Distributed Primary Key

Motivation

In the development of traditional database software, the automatic sequence generation technology is a basic requirement. All kinds of databases have provided corresponding support for this requirement, such as MySQL auto-increment key, Oracle auto-increment sequence and so on. It is a tricky problem that there is only one sequence generated by different data nodes after sharding. Auto-increment keys in different physical tables in the same logic table can not perceive each other and thereby generate repeated sequences. It is possible to avoid clashes by restricting the initiative value and increasing the step of auto-increment key. But introducing extra operation rules can make the solution lack integrity and scalability.
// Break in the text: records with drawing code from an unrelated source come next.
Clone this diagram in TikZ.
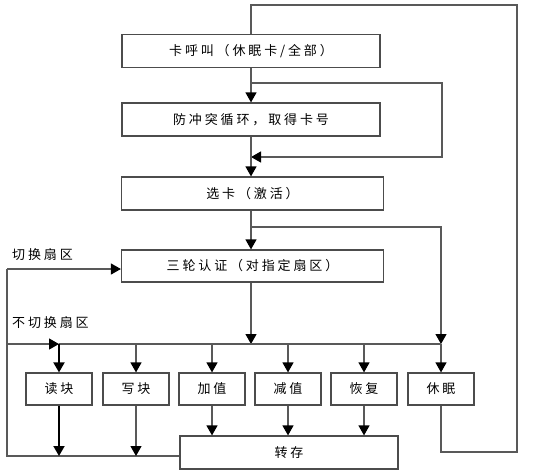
\documentclass[tikz,border=0pt]{standalone}
\usepackage{fontspec}
\newfontfamily\cjk[LetterSpace=22]{Noto Sans CJK SC}
\usetikzlibrary{arrows.meta}

\tikzset{
  box/.style={draw=black!70, line width=1.2pt, fill=white, font=\cjk\fontsize{13}{15}\selectfont, inner sep=0pt},
  wide/.style={box, minimum width=258pt, minimum height=33pt},
  small/.style={box, minimum width=66pt, minimum height=32pt},
  link/.style={draw=black!65, line width=1.2pt},
  tip/.style={-{Triangle[length=10pt,width=11pt,color=black]}},
  arr/.style={link, tip},
  thick link/.style={draw=black, line width=1.8pt},
  thick arr/.style={thick link, tip},
  lbl/.style={font=\cjk\fontsize{13}{15}\selectfont, anchor=west, inner sep=0pt}
}

\begin{document}
\begin{tikzpicture}[x=1pt, y=-1pt]
  \useasboundingbox[fill=white] (0,0) rectangle (537,475);

  \node[wide] (call) at (251, 51) {卡呼叫（休眠卡/全部）};
  \node[wide] (anti) at (251, 119.5) {防冲突循环，取得卡号};
  \node[wide, minimum width=262pt] (sel) at (252.5, 193.5) {选卡（激活）};
  \node[wide, minimum width=262pt, minimum height=32pt] (auth) at (252.5, 266) {三轮认证（对指定扇区）};

  \node[small] (read) at (59, 389) {读块};
  \node[small] (write) at (136, 389) {写块};
  \node[small] (inc) at (212, 389) {加值};
  \node[small] (dec) at (288, 389) {减值};
  \node[small] (rest) at (364, 389) {恢复};
  \node[small] (halt) at (441, 389) {休眠};
  \node[box, minimum width=218pt, minimum height=33pt] (store) at (289, 452.5) {转存};

  \node[lbl] (swlbl) at (12, 255) {切换扇区};
  \node[lbl] (nswlbl) at (12, 323) {不切换扇区};

  \coordinate (top) at (251, 5);
  \coordinate (topr) at (517, 5);
  \coordinate (loopa) at (251, 83);
  \coordinate (loopb) at (251, 157);
  \coordinate (fork) at (251, 227);
  \coordinate (busc) at (251, 344);
  \coordinate (busl) at (7, 344);
  \coordinate (busr) at (441, 344);
  \coordinate (swl) at (7, 269);
  \coordinate (botl) at (7, 456);
  \coordinate (botr) at (517, 452);

  % main chain
  \draw[arr] (call.south -| loopa) -- (anti.north -| loopa);
  \draw[arr] (loopa) -- ++(191,0) |- (loopb);
  \draw[arr] (anti.south -| loopa) -- (sel.north -| loopa);
  \draw[arr] (sel.south -| loopa) -- (auth.north -| loopa);
  \draw[arr] (fork) -| (busr);
  \draw[arr] (auth.south -| busc) -- (busc);

  % bus
  \draw[arr] (busl) -- (busl -| read);
  \draw[link] (busl -| read) -- (busr);
  \draw[thick arr] (busl -| read) -- (read.north);
  \foreach \n in {write, inc, dec, rest, halt}
    \draw[arr] (busl -| \n) -- (\n.north);

  % sector switch loop
  \draw[arr] (swl) -- (auth.west |- swl);
  \draw[link] (swl) -- (botl) -- (botl -| store.west);
  \draw[thick arr] (read.south) -- (botl -| read);
  \draw[arr] (write.south) -- (botl -| write);
  \foreach \n in {inc, dec, rest}
    \draw[arr] (\n.south) -- (\n.south |- store.north);

  % halt back to call
  \draw[link] (halt.south) |- (botr) -- (topr) -- (top) -- (call.north -| top);
\end{tikzpicture}
\end{document}
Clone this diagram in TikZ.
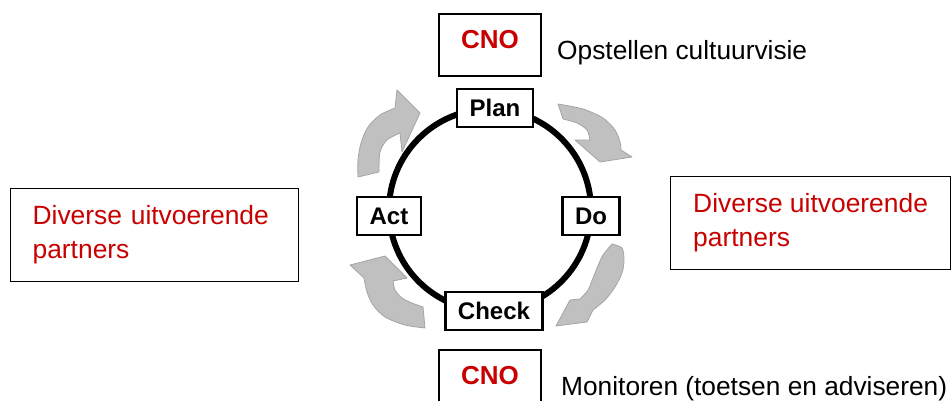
\documentclass[tikz,border=0pt]{standalone}
\usepackage{fontspec}
\setmainfont{Liberation Sans}
\usetikzlibrary{positioning,calc}
\definecolor{cnored}{RGB}{200,0,0}
\definecolor{arrowgray}{RGB}{192,192,192}
\definecolor{arrowedge}{RGB}{165,165,165}
\tikzset{
  phase/.style={draw,fill=white,line width=2.5pt,inner xsep=12.5pt,inner ysep=0pt,minimum height=38pt,font=\fontsize{24}{28}\selectfont\bfseries},
  cnobox/.style={draw,line width=1.2pt,minimum width=102pt,minimum height=62pt,text depth=12pt,font=\fontsize{26}{30}\selectfont\bfseries,text=cnored},
  partnerbox/.style={draw,line width=1.2pt,align=left,minimum height=93pt,anchor=north west,font=\fontsize{26.4}{34}\selectfont,text=cnored},
  note/.style={anchor=base west,inner sep=0pt,font=\fontsize{26.3}{30}\selectfont},
  cyclearrow/.style={fill=arrowgray,draw=arrowedge,line width=0.8pt,line join=round}
}
\begin{document}
\begin{tikzpicture}[x=1pt,y=-1pt]
	\useasboundingbox (0,0) rectangle (952,401);
	% turning arrows
	\draw[cyclearrow] plot[smooth] coordinates {(358,177) (358,160) (361,143) (368,127) (380,115) (395,108)} -- (397,90) -- (420,113) -- (402,152) -- (400,133) -- plot[smooth] coordinates {(400,133) (387,140) (380,152) (379,172)} -- cycle;
	\draw[cyclearrow] plot[smooth] coordinates {(558,104) (583,109) (603,118) (615,130) (620,142) (621,150)} -- (632,157) -- (600,162) -- (575,140) -- plot[smooth] coordinates {(590,140) (587,130) (577,123) (563,119)} -- cycle;
	\draw[cyclearrow] plot[smooth] coordinates {(612,244) (622,248) (624,260) (622,273) (615,287) (605,300) (593,310)} -- (587,322) -- (556,326) -- (570,300) -- plot[smooth] coordinates {(580,299) (588,290) (593,278) (597,268) (603,255) (612,244)} -- cycle;
	\draw[cyclearrow] plot[smooth] coordinates {(425,328) (405,325) (385,317) (373,305) (367,292) (364,278)} -- (350,265) -- (385,256) -- (407,278) -- plot[smooth] coordinates {(393,281) (395,290) (402,298) (412,303) (423,307)} -- cycle;
	% cycle
	\coordinate (hub) at (490,210);
	\draw[line width=6pt] (hub) circle[radius=101pt];
	\node[phase] (plan) at (495,108) {Plan};
	\node[phase] (act) at (389,216) {Act};
	\node[phase] (do) at (591,216) {Do};
	\node[phase] (check) at (494,311) {Check};
	% roles
	\node[cnobox] (cnotop) at (490,45) {CNO};
	\node[cnobox] (cnobot) at (490,381) {CNO};
	\node[note] (visie) at (557,60) {Opstellen cultuurvisie};
	\node[note] (monitor) at (561,395) {Monitoren (toetsen en adviseren)};
	\node[partnerbox,text width=244pt,inner xsep=22pt] (partnersl) at (10,188) {Diverse uitvoerende\\partners};
	\node[partnerbox,minimum width=280pt] (partnersr) at (670,176) {Diverse uitvoerende\\partners};
\end{tikzpicture}
\end{document}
Currently, there are many third-party solutions that can solve this problem perfectly, (such as UUID and others) relying on some particular algorithms to generate unrepeated keys or introducing sequence generation services. We have provided several built-in key generators, such as UUID, SNOWFLAKE and LEAF (doing). Besides, we have also extracted a key generator interface to make users implement self-defined key generator.

Built-In Key Generator

UUID

Use UUID.randomUUID() to generate the distributed key.

SNOWFLAKE

ShardingSphere provides flexible distributed sequence generation strategies. Users can configure the strategy of each table in sharding rule configuration module, with default snowflake algorithm generating 64bit long integral data.

As the distributed sequence generation algorithm published by Twitter, snowflake algorithm can ensure sequences of different processes do not repeat and those of the same process are ordered.

In the same process, it makes sure that IDs do not repeat through time, or through order if the time is identical. In the same time,with monotonously increasing time, if servers are generally synchronized, generated sequences are generally assumed to be ordered in a distributed environment. This can guarantee the effectiveness in index field insertion, like the sequence of MySQL Innodb storage engine.

In the sequence generated with snowflake algorithm, binary form has 4 parts, 1 bit sign, 41bit timestamp, 10bit work ID and 12bit sequence number from high to low.

  • sign bit (1bit)

Reserved sign bit, constantly to be zero.

  • timestamp bit (41bit)

41bit timestamp can contain 2 to the power of 41 milliseconds. One year can use 365 * 24 * 60 * 60 * 1000 milliseconds. We can see from the calculation:

Math.pow(2, 41) / (365 * 24 * 60 * 60 * 1000L);

The result is approximately equal to 69.73 years. ShardingSphere snowflake algorithm starts from November 1st, 2016, and can be used until 2086, which we believe can satisfy the requirement of most systems.

  • work ID bit (10bit)

The sign is the only one in Java process. If applied in distributed deployment, each work ID should be different. The default value is 0 and can be set through properties.

  • sequence number bit (12bit)

The sequence number is used to generate different IDs in a millisecond. If the number generated in that millisecond exceeds 4,096 (2 to the power of 12), the generator will wait till the next millisecond to continue.

Clock-Back

The clock-back of server can generate repeated sequence, so the default distributed sequence generator has provided a maximum clock-back millisecond. If the clock-back time has exceeded it, the program will report error. If it is within the tolerance range, the generator will wait till after the last generation time and then continue to work. The default maximum clock-back millisecond is 0 and can be set through properties.

Please refer to the following picture for the detailed structure of snowflake algorithm sequence.

snowflake

LEAF

We have referred Leaf, Meituan’s distributed ID generation system, including Leaf-segment and Leaf-snowflake. Currently, Leaf-segment can be used in ShardingSphere.